Direct imaging of tunable photonic nanojets from a self-assembled liquid crystal microdroplet

The past decade saw the discovery of a phenomenon called photonic nanojet in which a jet-like light wave with a subwavelength beam waist could be obtained with quite simple geometry. Such discovery can be credited to the everlasting desire amongst scientists to manipulate the flow of light. These scientific conquests have seen the development of nano-optical systems and state-of-the-art micro-fabrication techniques necessary to fabricate materials and devices. Since its discovery, the photonic nanojet effect has been extensively studied with various potential applications developed and demonstrated. Measures to improve the performance of photonic nanojets have also been proposed, with the most recent one being tuning of the photonic nanojets by use of an external stimuli, where, liquid crystals/phase change materials can be utilized. Unfortunately, for such tunable photonic nanojet systems, not much has been done to elucidate the effects due to effective refractive indices control.

Professor Tatsunosuke Matsui and Kazuya Tsukuda from Mie University in Japan reported direct experimental observation of electrically tunable photonic nanojets generated from self-assembled liquid crystal microdroplets, formed by dispersing nematic liquid crystals in polymer matrix. They purposed to show what they believed to be the first direct imaging of such a tunable photonic nanojet, utilizing a self-assembled liquid crystal microdroplet. Their work is published in the research journal, Optics Letters.

They utilized nematic liquid crystals and polydimethylsiloxane to obtain the liquid crystal microdroplets. The researchers employed their home built laser-scanning confocal microscope system to undertake direct observations of the photonic nanojets. The team then introduced the mixture by a capillary action into the cell, which consisted of two glass slides coated with indium-tin-oxide as electrodes for voltage application. The team then applied heat onto the sample. Later, optical measurements were carried.

The authors observed that the photonic nanojets from a self-assembled liquid crystal microdroplet showed better performances, such as longer propagation length and higher brightness, than those from the silica microsphere in the air, which might be attributed to a better index contrast in E7 nematic liquid crystal and polydimethylsiloxane polymer matrix. Additionally, they realized that some of the fundamental properties of the photonic nanojets, such as beam length and the intensity enhancement, could be tuned by applying external voltage due to the field-induced reorientation of liquid crystal molecules in the microdroplet.

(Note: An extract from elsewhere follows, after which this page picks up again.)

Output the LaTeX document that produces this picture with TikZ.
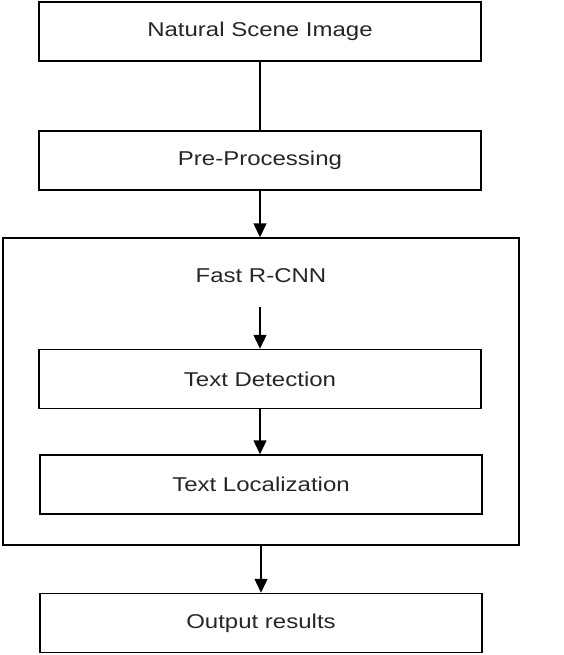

Tatsunosuke Matsui and Kazuya Tsukuda study presented the first ever experimental observations from a tunable photonic nanojet generated from a self-assembled liquid crystal microdroplet. The researchers have shown that their device can be operated with low applied voltage of a few volts, just as in the liquid crystal display devices. Therefore, such electro-tunable photonic nanojets from self-assembled liquid crystal microdroplets may open the way for the development of novel types of micro-optical devices for optical data storage, spectroscopy, super-resolution microscopy, optical lithography amongst other fields.